Öte yandan Sri Lanka, Pakistan gibi ülkeler daha kırılgan bir yapıya sahipler. Makale yazarı bu ülkelerde Batı’nın yaptığı müdahalelere ve ekonomiye etkilerine değinmemiş. Fakat kategorik olarak gelişen ülkelerle aralarında bir ayrım olduğu doğrudur. Türkiye’yi ‘kırılgan ülkeler’ kategorisinde değerlendiren yazar aslında Türkiye’nin ‘krizlere karşı dayanıklı ülkeler’den biri olduğu gerçeğini, üretim gücünü ve son yıllarda cari açığı kapatmada gösterdiği başarıyı es geçmiş.

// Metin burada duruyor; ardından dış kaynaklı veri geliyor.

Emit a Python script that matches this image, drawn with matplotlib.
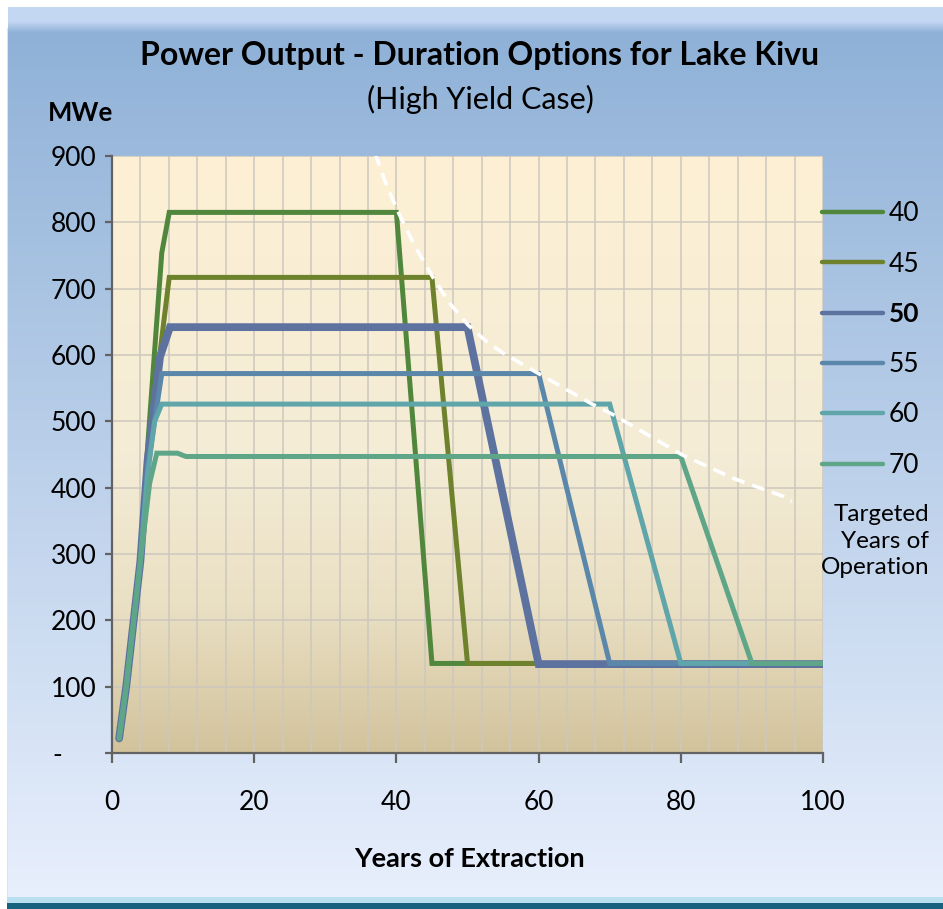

BATI, GELİŞEN ÜLKELERDE AĞIRLIĞINI KAYBEDİYOR

Makale yazarı sonuç paragrafında borç krizi riskinin büyüdüğünü ancak yukarıda anlatılan nedenlerden ötürü ön almanın daha mümkün göründüğünü ifade ediyor. Yani ABD’nin veya diğer Batı ülkelerinin yaşayacağı muhtemel sorunlar, gelişen ve yoksul ülkelere eskisi kadar etki etmiyor. Bu ifade aslında Batı ekonomilerinin dünya ekonomisindeki ağrılığının ve kontrolünün azaldığının açık bir ifadesidir. Unutmayalım ki söz konusu ifadeler, Batı’nın önemli ekonomistlerinden ve bürokratlarından birine aittir.

MANDACILARIN ‘AT GÖZLÜĞÜ’

Sonuç olarak ülkemizde mandacı ekonomistler Türk ekonomisine 20-25 yıl öncesine göre ayarlanmış ‘at gözlüğü’ ile bakmaya devam ettikleri için dünya ekonomisindeki önemli değişimi ve kırılmaları görmemekte, bildik ezberleri tekrarlamakta ısrarcı olmaktadırlar. Bu rapor son birkaç yıldır Batı’nın önemli kurumlarının benzer raporları ile uyumlu olarak, artık tek kutuplu dünyanın sona erdiği ve çok kutuplu dünyanın kurulduğunu, dünya ekonomisinin buna göre şekillendiğini tespit ediyor. Dolayısıyla Türkiye’nin ekonomi politikalarını bu yönde geliştirmesi ve konumlandırması büyük önem arz ediyor.